# VST Basket 18g vs 20g



## amalgam786 (Oct 27, 2014)

Hi all

I'd like some advice on the merits or not of using an 18g dose in a VST 20g basket and whether there would be diferences compared to using 18g in a VST 18g basket? thoughts?

(i'm sure I read somewhere that the 20g basket is better but not sure why/how)

regards


----------



## garydyke1 (Mar 9, 2011)

Each basket is designed for a set dose, one isn't 'better' than the other.

The basket has holes of a certain size so that flow rate is appropriate for the dose , with the correct grind (i.e. finer than conventional baskets).

An 18g dose in a 20g VST basket (if you're keeping the appropriate yield for 18g) will require a slightly finer grind still and in theory a higher % extraction all things even.


----------



## amalgam786 (Oct 27, 2014)

if increasing extraction percentages is a good thing then using the 20g basket would be better, no?

how would the increased space between the shower head and the coffee help or hinder the process?


----------



## garydyke1 (Mar 9, 2011)

amalgam786 said:


> if increasing extraction percentages is a good thing then using the 20g basket would be better, no?


Depends . 23% extractions might taste amazing via one grinder , and horrendously over extracted on another ; )


----------



## jeebsy (May 5, 2013)

garydyke1 said:


> Depends . 23% extractions might taste amazing via one grinder , and horrendously over extracted on another ; )

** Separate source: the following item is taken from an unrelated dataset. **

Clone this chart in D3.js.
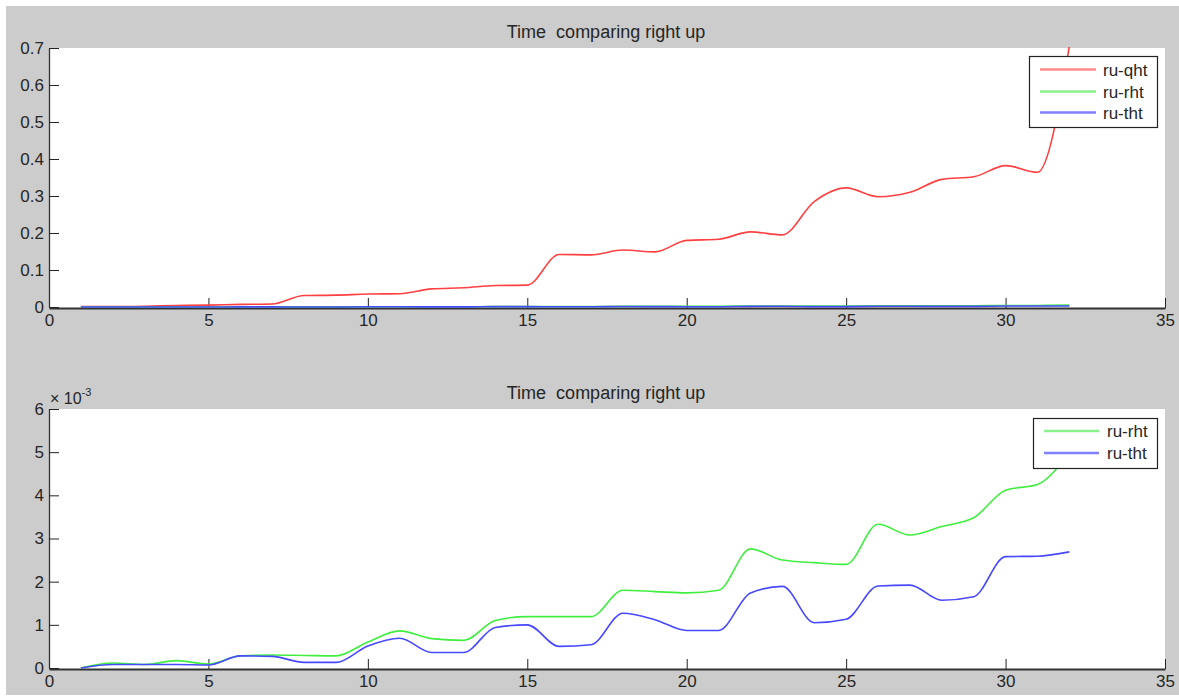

Do you remember in the early days of the EK people advised a cool PF as it was 'easy to overextract' with the EK? Is this still the case or would that be useful in EKing out another % or two?


----------



## garydyke1 (Mar 9, 2011)

Hot versus cold portafilter and impact on % extraction sounds like a job for someone with lots of time on their hands.


----------



## jeebsy (May 5, 2013)

I'm sure it was Spence touting that as the reason for going for the cold PF


----------



## amalgam786 (Oct 27, 2014)

and now i'm seriously lost in the debate - lol!


----------



## Dylan (Dec 5, 2011)

It's also dependant on the bean. I have an 18g VST, but will use 17,18,19g variously to nail the extraction.


----------



## urbanbumpkin (Jan 30, 2013)

Out of the VST's I use them the most in the following order:-

18g

15g

20g

I've only tended to use 20g VST for dark dark bean.


----------